The ultra-rich are investing in private equity like never before, and they are reducing their exposure to real estate and public stocks. Further, in a quest for yield, they are bucking the traditional model of investing, which recommends a portfolio of 60% equity and 40% bonds and cash. Instead, they now have 80% exposure to equities as a result of this low interest rate environment.
These are the findings of Tiger 21, an elite organization of 420 of the top entrepreneurs who have built businesses and, for the most part, cashed out. Michael Sonnenfeldt, Chairman of Tiger 21, describes the organization, saying, “These are some of the most successful entrepreneurs who've sold multi-hundred million dollar and billion dollar businesses. And when they do, they come together in communities that we form--groups around the country--to talk with fellow peers about how to invest…About half of our work centers around investing in understanding risk.”
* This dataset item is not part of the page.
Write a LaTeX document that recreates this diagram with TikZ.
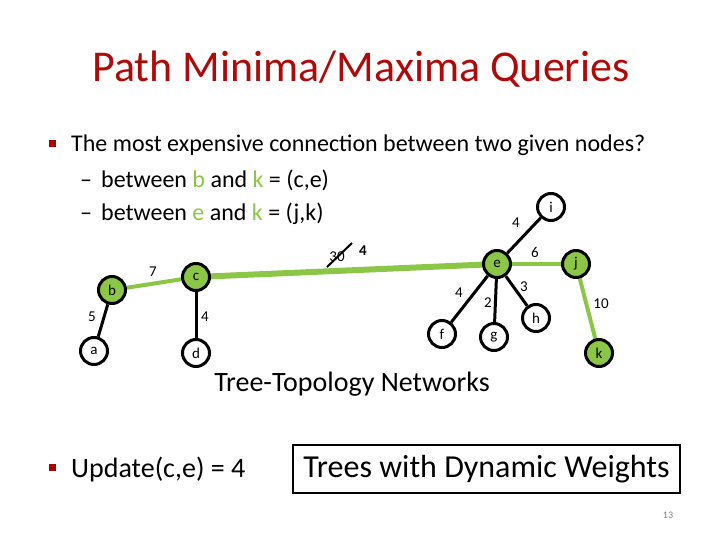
\documentclass[tikz,border=0pt]{standalone}
\usepackage{fontspec}
\setmainfont{Carlito}
\usetikzlibrary{backgrounds}
\definecolor{tgreen}{RGB}{140,198,70}
\definecolor{tred}{RGB}{175,10,10}
\definecolor{bred}{RGB}{170,0,0}
\tikzset{
  vtx/.style={circle,draw=black,line width=3pt,minimum size=27pt,inner sep=0pt,font=\fontsize{15}{17}\selectfont},
  gvtx/.style={vtx,fill=tgreen},
  wvtx/.style={vtx,fill=white},
  bedge/.style={line width=3pt,black},
  gedge/.style={line width=4pt,tgreen},
  wlab/.style={font=\fontsize{15}{17}\selectfont,inner sep=0pt},
  bul/.style={fill=bred,minimum size=7pt,inner sep=0pt},
  body/.style={font=\fontsize{24}{28}\selectfont,inner sep=0pt,anchor=base west}
}
\begin{document}
\begin{tikzpicture}[x=1pt,y=-1pt]
\useasboundingbox (0,0) rectangle (720,540);
% title
\node[font=\fontsize{44}{50}\selectfont,text=tred,anchor=base,inner sep=0pt] (title) at (361,82) {Path Minima/Maxima Queries};
% bullets
\node[bul] (bul1) at (52,144) {};
\node[body] (l1) at (71,152) {The most expensive connection between two given nodes?};
\node[body] (l2) at (80,188) {–\hspace{9pt}between \textcolor{tgreen}{b} and \textcolor{tgreen}{k} = (c,e)};
\node[body] (l3) at (80,221) {–\hspace{9pt}between \textcolor{tgreen}{e} and \textcolor{tgreen}{k} = (j,k)};
% vertices
\node[gvtx] (b) at (112,290) {b};
\node[wvtx] (a) at (94,351) {a};
\node[gvtx] (c) at (196,277) {c};
\node[wvtx] (d) at (196,353) {d};
\node[gvtx] (e) at (497,264) {e};
\node[wvtx] (i) at (551,207) {i};
\node[gvtx] (j) at (576,264) {j};
\node[gvtx] (k) at (599,353) {k};
\node[wvtx] (f) at (442,334) {f};
\node[wvtx] (g) at (494,337) {g};
\node[wvtx] (h) at (536,318) {h};
\begin{scope}[on background layer]
\draw[gedge] (b) -- (c);
\draw[gedge,line width=6pt] (c) -- (e);
\draw[gedge] (e) -- (j);
\draw[gedge] (j) -- (k);
\draw[bedge] (b) -- (a);
\draw[bedge] (c) -- (d);
\draw[bedge] (e) -- (i);
\draw[bedge] (e) -- (f);
\draw[bedge] (e) -- (g);
\draw[bedge] (e) -- (h);
\end{scope}
% weights
\node[wlab] (w7) at (153,272) {7};
\node[wlab] (w5) at (92,317) {5};
\node[wlab] (w4cd) at (205,317) {4};
\node[wlab] (w30) at (337,257) {30};
\coordinate (s1) at (327,267);
\coordinate (s2) at (352,243);
\draw[line width=2pt] (s1) -- (s2);
\node[wlab,font=\fontsize{15}{17}\selectfont\bfseries] (w4new) at (363,251) {4};
\node[wlab] (w4ei) at (516,223) {4};
\node[wlab] (w6) at (535,252) {6};
\node[wlab] (w4ef) at (459,293) {4};
\node[wlab] (w2) at (488,303) {2};
\node[wlab] (w3) at (524,287) {3};
\node[wlab] (w10) at (601,304) {10};
% captions
\node[font=\fontsize{28}{32}\selectfont,anchor=base,inner sep=0pt] (cap1) at (352,391) {Tree-Topology Networks};
\node[bul] (bul2) at (52,467) {};
\node[font=\fontsize{28}{32}\selectfont,anchor=base west,inner sep=0pt] (upd) at (71,477) {Update(c,e) = 4};
\node[draw,line width=2pt,minimum width=387pt,minimum height=48pt,inner sep=0pt,font=\fontsize{32}{36}\selectfont] (box) at (486.5,469) {Trees with Dynamic Weights};
\node[font=\fontsize{10}{12}\selectfont,text=gray,inner sep=0pt] (pg) at (668,515) {13};
\end{tikzpicture}
\end{document}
Shifting investment allocations
The shift into private equity has been gradual, but for the first time in a decade it trumps public equity by a small amount: 23% versus 22%. Most of Tiger 21’s members made their money in private equity. Accordingly, Sonnenfeldt says that it’s only natural that they would invest in what’s familiar. Nevertheless, the shift into private equity from 18% to 23% is remarkable.
The member survey also reveals that real estate holdings are trending down from 30% in 2015 to just 25% today, which is against the backdrop of a relatively robust real estate market. But, according to Sonnenfeldt, there are still big opportunities in the gateway cities, such as San Francisco, Boston, Los Angeles, and Miami. For Tiger 21 members, real estate adds the value of income protection over the long-term.
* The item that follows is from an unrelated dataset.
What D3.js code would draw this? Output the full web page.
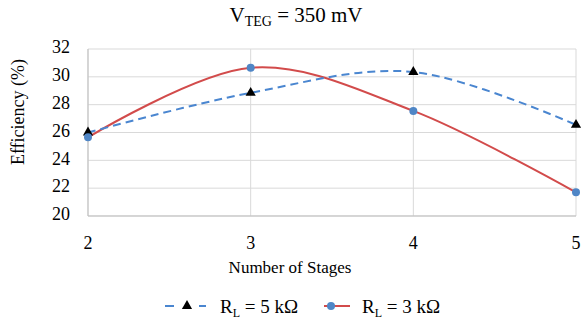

The search for yield bucks historical investment allocations
Yields on safe investments have been near-zero for seven years, and this has distorted the typical investment portfolio. Whereas, in prior years, investors had 60% allocation to equities and 40% exposure to bonds and cash, nowadays that has changed dramatically.
Sonnenfeldt explains, “Our members hold about 12% in cash, but we also have the highest allocation to equity. It's not just public and private equity. [It includes] real estate, which is a form of equity, and a small hedge fund allocation. When you add all of that up, it's near 80% ... So, in a low interest rate environment, our members--like any investor—are being pushed to take risk … What they're talking about is not the return--but how do they assess the risk? That’s the real key.”